Unnamed: 0,text,sentiment
752,Blue Ant is easy to use.,1


In [19]:
sentences = dataset['text'].tolist()
labels = dataset['sentiment'].tolist()

print(len(sentences) == len(labels))
train_size = int(len(labels) * 0.8)

train_sentences = sentences[:train_size]
test_sentences = sentences[train_size:]
train_labels = labels[:train_size]
test_labels = labels[train_size:]

train_labels_final = np.array(train_labels)
test_labels_final = np.array(test_labels)
print(len(test_labels_final))

True
399


### Tokenize the data(with Tweaks)

In [47]:
vocab_size = 500
embedding_dim = 16
max_length = 50
trunc_type = 'post'
padding_type = 'post'
oov_tok = "<OOV>"

tokenizer = Tokenizer(num_words = vocab_size, oov_token = oov_tok)
tokenizer.fit_on_texts(train_sentences)
word_index = tokenizer.word_index
reverse_word_index = dict([(value, key) for (key, value) in word_index.items()])
print(len(reverse_word_index))

train_sequences = tokenizer.texts_to_sequences(train_sentences)
train_padded = pad_sequences(train_sequences, maxlen = max_length,
                            truncating = trunc_type, padding = padding_type)

test_sequences = tokenizer.texts_to_sequences(test_sentences)
test_padded = pad_sequences(test_sequences, maxlen = max_length,
                           truncating = trunc_type, padding = padding_type)
test_padded

2834


array([[ 41, 118,   1, ...,   0,   0,   0],
       [ 43,  66,  23, ...,   0,   0,   0],
       [ 20, 364,  19, ...,   0,   0,   0],
       ...,
       [255,   4,  10, ...,   0,   0,   0],
       [  2,   1, 230, ...,   0,   0,   0],
       [125,  32,  46, ...,   0,   0,   0]], dtype=int32)

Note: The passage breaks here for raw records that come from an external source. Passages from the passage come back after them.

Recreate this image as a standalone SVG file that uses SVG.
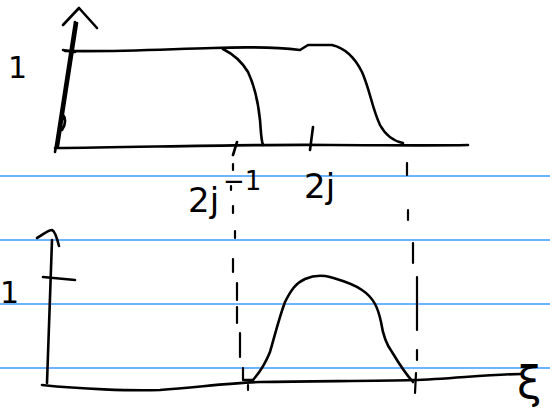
<svg xmlns="http://www.w3.org/2000/svg" width="550" height="415" viewBox="0 0 550 415">
<style>
.rule{stroke:#3d9bff;stroke-width:1.6;fill:none}
.ink{stroke:#000;stroke-width:2.6;fill:none;stroke-linecap:round;stroke-linejoin:round}
.dash{stroke:#000;stroke-width:2.2;fill:none;stroke-linecap:round}
.lbl{font-family:"DejaVu Sans",sans-serif;fill:#000}
</style>
<rect width="550" height="415" fill="#fff"/>
<g id="rules">
<line class="rule" x1="0" y1="176" x2="550" y2="176"/>
<line class="rule" x1="0" y1="240" x2="550" y2="240"/>
<line class="rule" x1="0" y1="304" x2="550" y2="304"/>
<line class="rule" x1="0" y1="368" x2="550" y2="368"/>
</g>
<g id="top-plot">
<path class="ink" d="M55,152 L75,22 M58,146 L77,23 M62,130 C66,124 66,118 62,113"/>
<path class="ink" d="M63,25 L79,8 L97,28"/>
<path class="ink" d="M63,50 L75,52"/>
<path class="ink" d="M55,148 C150,147 260,144 330,145 C380,145 430,146 468,145"/>
<path class="ink" d="M65,51 C120,52 170,49 213,48 C240,47 275,47 300,50 L308,45 L332,45 C345,48 355,58 362,72 C370,90 372,108 380,125 C386,136 393,141 403,143"/>
<path class="ink" d="M223,49 C233,54 242,62 248,72 C254,85 258,100 260,120 C261,132 261,140 263,145"/>
<path class="ink" d="M237,142 L233,155 M313,127 L310,150"/>
<text class="lbl" x="8" y="78" font-size="30">1</text>
<text class="lbl" x="188" y="212" font-size="34">2j<tspan font-size="26" dy="-22" dx="4">−1</tspan></text>
<text class="lbl" x="304" y="198" font-size="34">2j</text>
</g>
<g id="dashes">
<path class="dash" d="M233,164 L233,170 M231,186 L231,190 M233,206 L233,213 M235,231 L235,238 M233,259 L233,272 M237,283 L237,300 M237,307 L237,323 M240,333 L240,357 M243,368 L243,380 M248,385 L248,390"/>
<path class="dash" d="M407,163 L407,175 M408,210 L408,220 M413,243 L413,263 M417,277 L417,330 M417,350 L417,360 M416,373 L415,393"/>
</g>
<g id="bottom-plot">
<path class="ink" d="M47,383 C48,350 50,300 52,240"/>
<path class="ink" d="M37,238 C44,234 48,230 52,230 C55,231 57,238 59,246"/>
<path class="ink" d="M43,277 L75,280"/>
<path class="ink" d="M42,385 C80,389 130,391 160,390 C200,387 230,383 260,382 C320,381 380,381 413,380 C450,379 490,374 522,374"/>
<path class="ink" d="M244,380 L253,380 C260,372 266,362 270,352 C275,335 279,318 285,302 C291,290 296,283 305,279 C312,276 322,275 330,277 C340,280 352,283 362,290 C374,298 378,308 381,322 C383,335 386,344 392,352 C398,362 404,372 413,382"/>
<text class="lbl" x="0" y="303" font-size="30">1</text>
<text class="lbl" x="517" y="398" font-size="44">ξ</text>
</g>
</svg>
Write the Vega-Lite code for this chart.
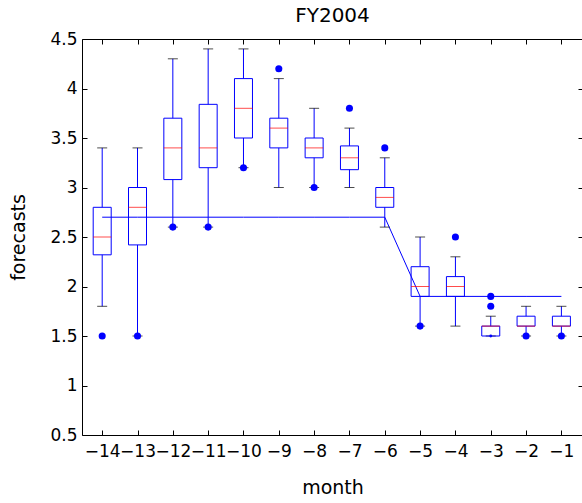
{
  "$schema": "https://vega.github.io/schema/vega-lite/v6.json",
  "width": 501,
  "height": 396,
  "autosize": {"type": "none"},
  "padding": {"left": 82, "top": 39, "right": 0, "bottom": 68},
  "background": "white",
  "title": {"text": "FY2004", "fontSize": 20, "fontWeight": "normal", "font": "DejaVu Sans", "color": "black", "offset": 4},
  "datasets": {
    "boxes": [
      {"month": -14, "lo": 1.8, "q1": 2.32, "med": 2.5, "q3": 2.8, "hi": 3.4},
      {"month": -13, "lo": 1.5, "q1": 2.42, "med": 2.8, "q3": 3.0, "hi": 3.4},
      {"month": -12, "lo": 2.6, "q1": 3.08, "med": 3.4, "q3": 3.7, "hi": 4.3},
      {"month": -11, "lo": 2.6, "q1": 3.2, "med": 3.4, "q3": 3.84, "hi": 4.4},
      {"month": -10, "lo": 3.2, "q1": 3.5, "med": 3.8, "q3": 4.1, "hi": 4.4},
      {"month": -9, "lo": 3.0, "q1": 3.4, "med": 3.6, "q3": 3.7, "hi": 4.1},
      {"month": -8, "lo": 3.0, "q1": 3.3, "med": 3.4, "q3": 3.5, "hi": 3.8},
      {"month": -7, "lo": 3.0, "q1": 3.18, "med": 3.3, "q3": 3.42, "hi": 3.6},
      {"month": -6, "lo": 2.6, "q1": 2.8, "med": 2.9, "q3": 3.0, "hi": 3.3},
      {"month": -5, "lo": 1.6, "q1": 1.9, "med": 2.0, "q3": 2.2, "hi": 2.5},
      {"month": -4, "lo": 1.6, "q1": 1.9, "med": 2.0, "q3": 2.1, "hi": 2.3},
      {"month": -3, "lo": 1.5, "q1": 1.5, "med": 1.6, "q3": 1.6, "hi": 1.7},
      {"month": -2, "lo": 1.5, "q1": 1.6, "med": 1.6, "q3": 1.7, "hi": 1.8},
      {"month": -1, "lo": 1.5, "q1": 1.6, "med": 1.6, "q3": 1.7, "hi": 1.8}
    ],
    "outliers": [
      {"month": -14, "value": 1.5},
      {"month": -13, "value": 1.5},
      {"month": -12, "value": 2.6},
      {"month": -11, "value": 2.6},
      {"month": -10, "value": 3.2},
      {"month": -9, "value": 4.2},
      {"month": -8, "value": 3.0},
      {"month": -7, "value": 3.8},
      {"month": -6, "value": 3.4},
      {"month": -5, "value": 1.6},
      {"month": -4, "value": 2.5},
      {"month": -3, "value": 1.9},
      {"month": -3, "value": 1.8},
      {"month": -2, "value": 1.5},
      {"month": -1, "value": 1.5}
    ],
    "smalldots": [
      {"month": -3, "value": 1.5}
    ],
    "actual": [
      {"month": -14, "value": 2.7},
      {"month": -13, "value": 2.7},
      {"month": -12, "value": 2.7},
      {"month": -11, "value": 2.7},
      {"month": -10, "value": 2.7},
      {"month": -9, "value": 2.7},
      {"month": -8, "value": 2.7},
      {"month": -7, "value": 2.7},
      {"month": -6, "value": 2.7},
      {"month": -5, "value": 1.9},
      {"month": -4, "value": 1.9},
      {"month": -3, "value": 1.9},
      {"month": -2, "value": 1.9},
      {"month": -1, "value": 1.9}
    ]
  },
  "resolve": {"axis": {"x": "independent", "y": "independent"}},
  "layer": [
    {
      "data": {"name": "actual"},
      "mark": {"type": "line", "color": "#0000ff", "strokeWidth": 1},
      "encoding": {
        "x": {"field": "month", "type": "quantitative", "scale": {"domain": [-14.43, -0.53], "nice": false, "zero": false},
          "axis": {"title": "month", "values": [-14, -13, -12, -11, -10, -9, -8, -7, -6, -5, -4, -3, -2, -1], "format": "d", "labelFontSize": 17, "labelOverlap": false, "labelPadding": 13, "titlePadding": 19}},
        "y": {"field": "value", "type": "quantitative", "scale": {"domain": [0.5, 4.5], "nice": false, "zero": false},
          "axis": {"title": "forecasts", "values": [0.5, 1, 1.5, 2, 2.5, 3, 3.5, 4, 4.5], "format": ".1~f", "labelOverlap": false, "labelPadding": 10, "titlePadding": 21}}
      }
    },
    {
      "data": {"name": "boxes"},
      "mark": {"type": "rule", "color": "#0000ff", "strokeWidth": 1},
      "encoding": {
        "x": {"field": "month", "type": "quantitative", "scale": {"domain": [-14.43, -0.53], "nice": false, "zero": false},
          "axis": {"title": null, "orient": "top", "values": [-14, -13, -12, -11, -10, -9, -8, -7, -6, -5, -4, -3, -2, -1], "labels": false}},
        "y": {"field": "q3", "type": "quantitative", "scale": {"domain": [0.5, 4.5], "nice": false, "zero": false},
          "axis": {"title": null, "orient": "right", "values": [0.5, 1, 1.5, 2, 2.5, 3, 3.5, 4, 4.5], "labels": false}},
        "y2": {"field": "hi"}
      }
    },
    {
      "data": {"name": "boxes"},
      "mark": {"type": "rule", "color": "#0000ff", "strokeWidth": 1},
      "encoding": {
        "x": {"field": "month", "type": "quantitative", "scale": {"domain": [-14.43, -0.53], "nice": false, "zero": false}, "axis": null},
        "y": {"field": "lo", "type": "quantitative", "scale": {"domain": [0.5, 4.5], "nice": false, "zero": false}, "axis": null},
        "y2": {"field": "q1"}
      }
    },
    {
      "data": {"name": "boxes"},
      "mark": {"type": "tick", "orient": "horizontal", "color": "black", "size": 10, "thickness": 1},
      "encoding": {
        "x": {"field": "month", "type": "quantitative", "scale": {"domain": [-14.43, -0.53], "nice": false, "zero": false}, "axis": null},
        "y": {"field": "hi", "type": "quantitative", "scale": {"domain": [0.5, 4.5], "nice": false, "zero": false}, "axis": null}
      }
    },
    {
      "data": {"name": "boxes"},
      "mark": {"type": "tick", "orient": "horizontal", "color": "black", "size": 10, "thickness": 1},
      "encoding": {
        "x": {"field": "month", "type": "quantitative", "scale": {"domain": [-14.43, -0.53], "nice": false, "zero": false}, "axis": null},
        "y": {"field": "lo", "type": "quantitative", "scale": {"domain": [0.5, 4.5], "nice": false, "zero": false}, "axis": null}
      }
    },
    {
      "data": {"name": "boxes"},
      "mark": {"type": "bar", "size": 18, "fill": "white", "fillOpacity": 0, "stroke": "#0000ff", "strokeWidth": 1},
      "encoding": {
        "x": {"field": "month", "type": "quantitative", "scale": {"domain": [-14.43, -0.53], "nice": false, "zero": false}, "axis": null},
        "y": {"field": "q1", "type": "quantitative", "scale": {"domain": [0.5, 4.5], "nice": false, "zero": false}, "axis": null},
        "y2": {"field": "q3"}
      }
    },
    {
      "data": {"name": "boxes"},
      "mark": {"type": "tick", "orient": "horizontal", "color": "#ff0000", "size": 18, "thickness": 1},
      "encoding": {
        "x": {"field": "month", "type": "quantitative", "scale": {"domain": [-14.43, -0.53], "nice": false, "zero": false}, "axis": null},
        "y": {"field": "med", "type": "quantitative", "scale": {"domain": [0.5, 4.5], "nice": false, "zero": false}, "axis": null}
      }
    },
    {
      "data": {"name": "outliers"},
      "mark": {"type": "point", "filled": true, "color": "#0000ff", "size": 50, "opacity": 1},
      "encoding": {
        "x": {"field": "month", "type": "quantitative", "scale": {"domain": [-14.43, -0.53], "nice": false, "zero": false}, "axis": null},
        "y": {"field": "value", "type": "quantitative", "scale": {"domain": [0.5, 4.5], "nice": false, "zero": false}, "axis": null}
      }
    },
    {
      "data": {"name": "smalldots"},
      "mark": {"type": "point", "filled": true, "color": "#0000ff", "size": 8, "opacity": 1},
      "encoding": {
        "x": {"field": "month", "type": "quantitative", "scale": {"domain": [-14.43, -0.53], "nice": false, "zero": false}, "axis": null},
        "y": {"field": "value", "type": "quantitative", "scale": {"domain": [0.5, 4.5], "nice": false, "zero": false}, "axis": null}
      }
    }
  ],
  "config": {
    "view": {"stroke": null},
    "font": "DejaVu Sans",
    "axis": {
      "grid": false,
      "domainColor": "black",
      "domainWidth": 1,
      "tickColor": "black",
      "tickSize": -5,
      "labelColor": "black",
      "labelFont": "DejaVu Sans",
      "labelFontSize": 17,
      "titleColor": "black",
      "titleFont": "DejaVu Sans",
      "titleFontSize": 19,
      "titleFontWeight": "normal"
    }
  }
}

### Train a Sentiment Model (with tweaks)

In [70]:
model = keras.models.Sequential([
    keras.layers.Embedding(vocab_size, embedding_dim, input_length = max_length),
    keras.layers.GlobalAveragePooling1D(),
    keras.layers.Dense(6, activation = 'relu'),
    keras.layers.Dense(1, activation = 'sigmoid')
])

model.compile(loss = "binary_crossentropy",
              optimizer = 'adam',
             metrics = ['accuracy'])

model.summary()

Model: "sequential_8"
_________________________________________________________________
 Layer (type)                Output Shape              Param #   
 embedding_8 (Embedding)     (None, 50, 16)            8000      
                                                                 
 global_average_pooling1d_6  (None, 16)                0         
  (GlobalAveragePooling1D)                                       
                                                                 
 dense_12 (Dense)            (None, 6)                 102       
                                                                 
 dense_13 (Dense)            (None, 1)                 7         
                                                                 
Total params: 8109 (31.68 KB)
Trainable params: 8109 (31.68 KB)
Non-trainable params: 0 (0.00 Byte)
_________________________________________________________________


In [72]:
EPOCHS = 30
history = model.fit(train_padded, train_labels_final, epochs = EPOCHS, 
                    validation_data = (test_padded, test_labels_final))

Epoch 1/30
Epoch 2/30
Epoch 3/30
Epoch 4/30
Epoch 5/30
Epoch 6/30
Epoch 7/30
Epoch 8/30
Epoch 9/30
Epoch 10/30
Epoch 11/30
Epoch 12/30
Epoch 13/30
Epoch 14/30
Epoch 15/30
Epoch 16/30
Epoch 17/30
Epoch 18/30
Epoch 19/30
Epoch 20/30
Epoch 21/30
Epoch 22/30
Epoch 23/30
Epoch 24/30
Epoch 25/30
Epoch 26/30
Epoch 27/30
Epoch 28/30
Epoch 29/30
Epoch 30/30